Prisons are collapsing, urgent and decisive intervention is needed.
Italian prisons are collapsing, and Poggioreale is the epitome of a penitentiary system that has long ceased to be constitutionally tolerable. In the height of summer, with scorching cells and unbreathable air, the Campania Regional Observatory on the Conditions of Persons Deprived of Personal Liberty raises a cry of alarm that also amounts to a denunciation: "Today, detention is torture." Average overcrowding has reached 130%, but in facilities like Poggioreale, the threshold has exceeded 160%, with over two thousand inmates crammed into spaces designed for less than half.
President Sergio Mattarella recently spoke clearly: Italian prisons are in "serious and now unsustainable" conditions and must be reimagined as spaces that include not only custody, but also social, emotional, and re-educational opportunities. These words, however, seem to have fallen on deaf ears. According to the Observatory, cells become furnaces in the summer, with inmates forced to sleep on third bunks, just inches from scorching ceilings, while the outdoor courtyards are used only during the hottest hours of the day, making even activities on the farms or in the greenhouses impossible.

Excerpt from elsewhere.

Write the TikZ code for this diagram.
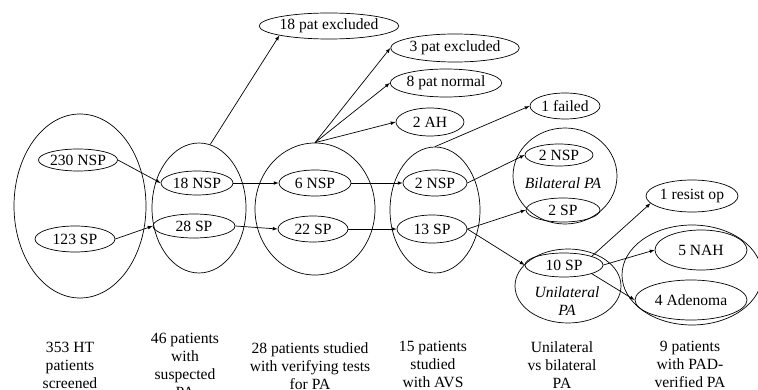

The reality documented daily by the Observatory's staff is clear and irrefutable: people live, or rather survive, in undignified conditions, where the basic rules of human dignity are trampled upon. And with the imminent arrival of the summer holidays, the risk is that abandonment and isolation will increase even further: fewer staff, fewer support staff, fewer opportunities to ask for help.
The request is drastic but necessary: immediately empty prisons with extraordinary measures, such as the release of inmates serving sentences of less than 12 months (excluding pre-trial detention offenses), and reopen the debate on Giacchetti's proposal for special early release, already tested after the Torregiani ruling. These measures, in addition to breathing new life into a dying system, would bring the State back to respecting its own constitutional mandate, recognizing prisoners as people, not just bodies to be punished.
The country, the Observatory warns, must decide whether to continue ignoring this shameful act or to resume the journey toward a justice system that punishes not with suffering but with responsibility. At stake is not only the condition of prisoners, but the very credibility of a democracy that still claims to be civil.